The Ravens pulled their five-year, $23 million offer to linebacker Jamie Sharper off the table yesterday, a league source said.
Considered the best defensive player available in free agency, Sharper had appeared willing to accept the Ravens' latest proposal.
However, vice president of player personnel Ozzie Newsome denied the shelving of any offer and indicated Sharper remains a part of the team's plans.
"We are re-evaluating our situation with Jamie with the hopes of still being able to re-sign him," Newsome said. "It could come back to those numbers, but in a different structure."
There has been speculation that the Ravens fear overpaying Sharper.

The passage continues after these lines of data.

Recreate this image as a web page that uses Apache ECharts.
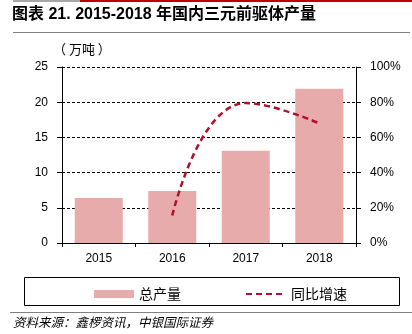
<!DOCTYPE html>
<html>
<head>
<meta charset="utf-8">
<script src="https://cdn.jsdelivr.net/npm/echarts@6/dist/echarts.min.js"></script>
<style>
  html, body { margin: 0; padding: 0; background: #fff; }
  #chart { width: 412px; height: 334px; }
</style>
</head>
<body>
<div id="chart"></div>
<script>
// Annual output (10k tonnes) and year-on-year growth (%)
const years = ['2015', '2016', '2017', '2018'];
const totalOutput = [6.4, 7.4, 13.1, 21.9];
const yoyGrowth = [null, 15.6, 79.5, 68.0];

const latin = 'Liberation Sans, Arial, sans-serif';
const cjk = 'Liberation Sans, "Noto Sans CJK SC", sans-serif';
const barColor = '#E8ABAB';
const lineColor = '#B0102A';

const chart = echarts.init(document.getElementById('chart'), null, { renderer: 'canvas' });

chart.setOption({
  animation: false,
  backgroundColor: '#fff',
  grid: { left: 62, right: 56, top: 67, bottom: 91 },
  graphic: [
    { type: 'rect', shape: { x: 13, y: 0, width: 67, height: 2 }, style: { fill: '#A6A6A6' } },
    { type: 'rect', shape: { x: 80, y: 0, width: 332, height: 2 }, style: { fill: '#C00000' } },
    { type: 'text', left: 12, top: 7,
      style: { text: '图表 21. 2015-2018 年国内三元前驱体产量', font: 'bold 16px ' + cjk, fill: '#000' } },
    { type: 'rect', shape: { x: 13, y: 32, width: 397, height: 1 }, style: { fill: '#808080' } },
    { type: 'text', left: 53, top: 43,
      style: { text: '（ 万吨 ）', font: '13px "Noto Sans CJK SC", sans-serif', fill: '#000' } },
    { type: 'rect', shape: { x: 24.5, y: 277.5, width: 375, height: 28 },
      style: { fill: 'none', stroke: '#000', lineWidth: 1 } },
    { type: 'rect', shape: { x: 10, y: 312, width: 402, height: 1 }, style: { fill: '#808080' } },
    { type: 'text', left: 13, top: 316,
      style: { text: '资料来源：鑫椤资讯，中银国际证券', font: 'italic 12.5px "Noto Sans CJK SC", sans-serif', fill: '#000' } }
  ],
  legend: {
    top: 282,
    left: 89,
    itemGap: 64,
    itemWidth: 40,
    itemHeight: 8,
    textStyle: { fontFamily: '"Noto Sans CJK SC", sans-serif', fontSize: 14, color: '#000' },
    data: [
      { name: '总产量', icon: 'rect' },
      { name: '同比增速', itemStyle: { color: 'rgba(0,0,0,0)', borderWidth: 0 } }
    ]
  },
  xAxis: {
    type: 'category',
    data: years,
    axisLine: { lineStyle: { color: '#000', width: 1 } },
    axisTick: { show: true, length: 4, lineStyle: { color: '#000' } },
    axisLabel: { color: '#000', fontFamily: latin, fontSize: 12, margin: 10 }
  },
  yAxis: [
    {
      type: 'value', min: 0, max: 25, interval: 5,
      axisLine: { show: true, lineStyle: { color: '#000' } },
      axisTick: { show: true, length: 5, lineStyle: { color: '#000' } },
      axisLabel: { color: '#000', fontFamily: latin, fontSize: 12, margin: 14 },
      splitLine: { show: true, lineStyle: { color: '#000', type: [3, 2], width: 1 } }
    },
    {
      type: 'value', min: 0, max: 100, interval: 20,
      axisLine: { show: true, lineStyle: { color: '#000' } },
      axisTick: { show: true, length: 5, lineStyle: { color: '#000' } },
      axisLabel: { color: '#000', fontFamily: latin, fontSize: 12, margin: 14, formatter: '{value}%' },
      splitLine: { show: false }
    }
  ],
  series: [
    {
      name: '总产量',
      type: 'bar',
      data: totalOutput,
      barWidth: 48,
      itemStyle: { color: barColor }
    },
    {
      name: '同比增速',
      type: 'line',
      yAxisIndex: 1,
      data: yoyGrowth,
      smooth: 0.5,
      smoothConstraint: false,
      symbol: 'none',
      lineStyle: { color: lineColor, width: 2.5, type: [6, 4] },
      itemStyle: { color: lineColor }
    }
  ]
});
</script>
</body>
</html>
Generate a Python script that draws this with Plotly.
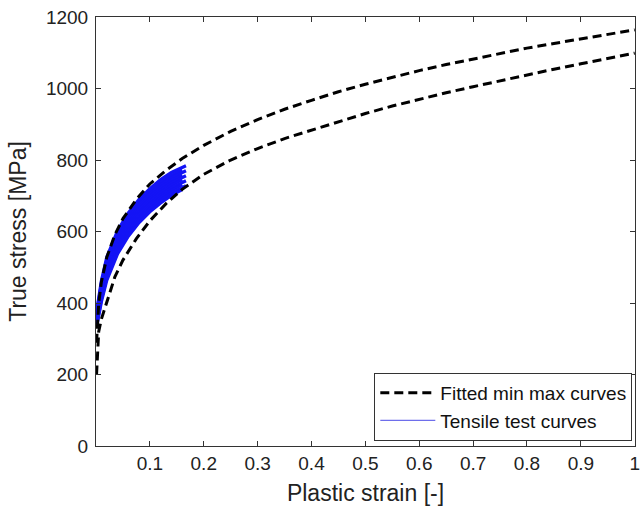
import plotly.graph_objects as go

# Fitted min/max curves
x_fit = [0.001, 0.005, 0.01, 0.02, 0.035, 0.05, 0.075, 0.1, 0.13, 0.16, 0.2, 0.25,
         0.3, 0.35, 0.4, 0.45, 0.5, 0.55, 0.6, 0.65, 0.7, 0.75, 0.8, 0.85, 0.9, 0.95, 1.0]
y_max = [289, 399, 459, 528, 591, 636, 690, 733, 771, 804, 841, 880,
         913, 942, 967, 991, 1012, 1032, 1050, 1067, 1083, 1099, 1113, 1126, 1139, 1152, 1164]
y_min = [200, 320, 355, 405, 473, 520, 580, 630, 678, 718, 760, 800,
         832, 860, 884, 907, 930, 951, 970, 988, 1005, 1022, 1038, 1054, 1069, 1084, 1099]

# Tensile test curves
x_test = [0.002, 0.01, 0.02, 0.04, 0.06, 0.08, 0.10, 0.12, 0.14, 0.16, 0.167]
test_curves = [
    [385, 462, 528, 602, 652, 690, 720, 745, 765, 780, 784],
    [380, 455, 520, 594, 644, 682, 712, 737, 757, 772],
    [375, 450, 513, 587, 637, 675, 705, 730, 750, 766, 770],
    [370, 443, 506, 580, 630, 668, 698, 722, 743, 758],
    [365, 437, 499, 573, 623, 661, 691, 715, 736, 752, 756],
    [360, 430, 492, 566, 616, 654, 684, 708, 729, 745],
    [355, 424, 485, 559, 609, 647, 677, 701, 722, 738, 742],
    [350, 417, 478, 552, 602, 640, 670, 694, 715, 731],
    [345, 410, 471, 545, 595, 633, 663, 687, 708, 724, 728],
    [340, 403, 463, 537, 587, 625, 655, 680, 701, 717],
]

x_ticks = [0.1, 0.2, 0.3, 0.4, 0.5, 0.6, 0.7, 0.8, 0.9, 1.0]
x_tick_text = ["0.1", "0.2", "0.3", "0.4", "0.5", "0.6", "0.7", "0.8", "0.9", "1"]
y_ticks = [0, 200, 400, 600, 800, 1000, 1200]
y_tick_text = ["0", "200", "400", "600", "800", "1000", "1200"]

FONT = "Liberation Sans, Arial, sans-serif"
BLUE = "rgb(20,20,245)"

fig = go.Figure()

for ys in test_curves:
    fig.add_trace(go.Scatter(x=x_test[:len(ys)], y=ys, mode="lines",
                             line=dict(color=BLUE, width=3.2), showlegend=False,
                             hoverinfo="skip"))

fig.add_trace(go.Scatter(x=x_fit, y=y_max, mode="lines", name="Fitted min max curves",
                         line=dict(color="black", width=3, dash="9px,5px"),
                         legendrank=1))
fig.add_trace(go.Scatter(x=x_fit, y=y_min, mode="lines", showlegend=False,
                         line=dict(color="black", width=3, dash="9px,5px")))

# legend-only entry for the tensile curves
fig.add_trace(go.Scatter(x=[None], y=[None], mode="lines", name="Tensile test curves",
                         line=dict(color="rgb(110,110,235)", width=1.2), legendrank=2))

axis_common = dict(
    showline=True, linecolor="#333", linewidth=1, mirror="ticks",
    ticks="inside", ticklen=5, tickcolor="#333", tickwidth=1,
    showgrid=False, zeroline=False,
    tickfont=dict(family=FONT, size=19, color="#222"),
    ticklabeloverflow="allow",
    automargin=False,
)

fig.update_layout(
    width=640, height=513,
    margin=dict(l=96, r=5, t=17, b=67),
    paper_bgcolor="white", plot_bgcolor="white",
    font=dict(family=FONT, color="#222"),
    xaxis=dict(range=[0, 1.0005], tickvals=x_ticks, ticktext=x_tick_text,
               title=dict(text="Plastic strain [-]", font=dict(family=FONT, size=23, color="#222"),
                          standoff=12),
               **axis_common),
    yaxis=dict(range=[0, 1200], tickvals=y_ticks, ticktext=y_tick_text,
               ticklabelstandoff=3,
               title=dict(text="True stress [MPa]", font=dict(family=FONT, size=23, color="#222"),
                          standoff=12),
               **axis_common),
    legend=dict(x=0.995, y=0.012, xanchor="right", yanchor="bottom",
                bgcolor="white", bordercolor="#333", borderwidth=1,
                font=dict(family=FONT, size=19, color="#111"),
                tracegroupgap=0, itemwidth=55),
    showlegend=True,
)

fig.write_html("out.html")
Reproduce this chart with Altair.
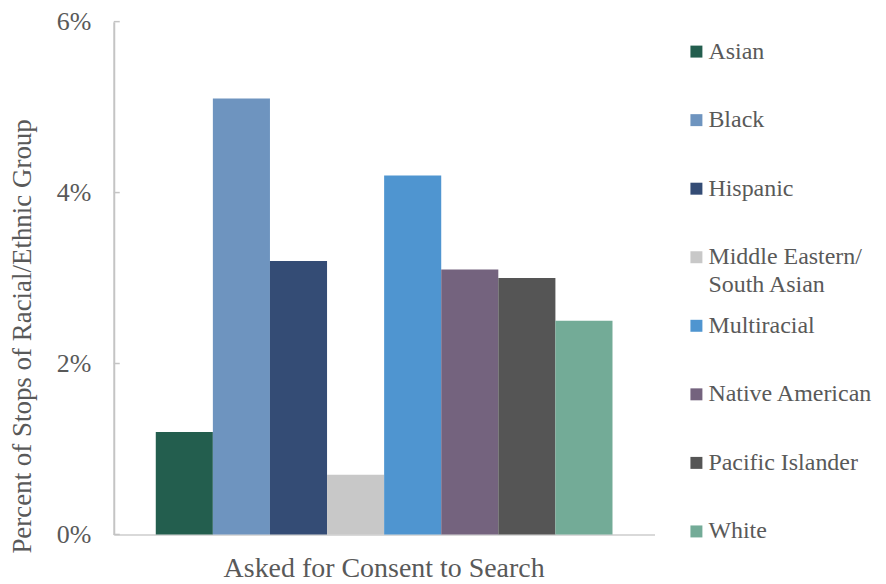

In this soft free-agent market, he has not commanded the same level of interest as he would have in previous years.
Sharper's agent, Tony Agnone, declined to talk about the pulling of any offers, but reiterated his feeling that some people may be underestimating the market.
"They [the Ravens] aren't bargaining against themselves, by no means," Agnone said. "That's a fallacy."
Sharper, a 6-foot-3, 240-pound weak-side linebacker, had put off a deal with the Seattle Seahawks while trying to finalize negotiations with the Ravens. Agnone said he has since talked with the Chicago Bears, Carolina Panthers, Miami Dolphins and New York Giants.
As for the Ravens, Newsome said the team last discussed numbers with two of Agnone's associates Friday.
"Nothing was resolved," Newsome said. "There was no progress."
The Ravens' cautious approach toward Sharper comes in the wake of two impressive signings, those of quarterback Elvis Grbac and right tackle Leon Searcy. Now, the team needs to determine if it can find enough salary-cap room for Sharper.
To fit Searcy under the cap, the Ravens had to release three veteran backups - defensive end Keith Washington, defensive back Robert Bailey and receiver Billy Davis - all of whom were key special-teams players. Although the Ravens intend to re-sign those players, they would have to make further cuts in order to sign Sharper.
In his fourth season, Sharper played a major role on a defense that set an NFL record for fewest points allowed in a 16-game season (165). A second-round pick in 1997, he finished third on the Ravens in tackles (102).
"It's possible to sign him," Ravens owner Art Modell said. "We have to develop a plan that's workable for us and for him."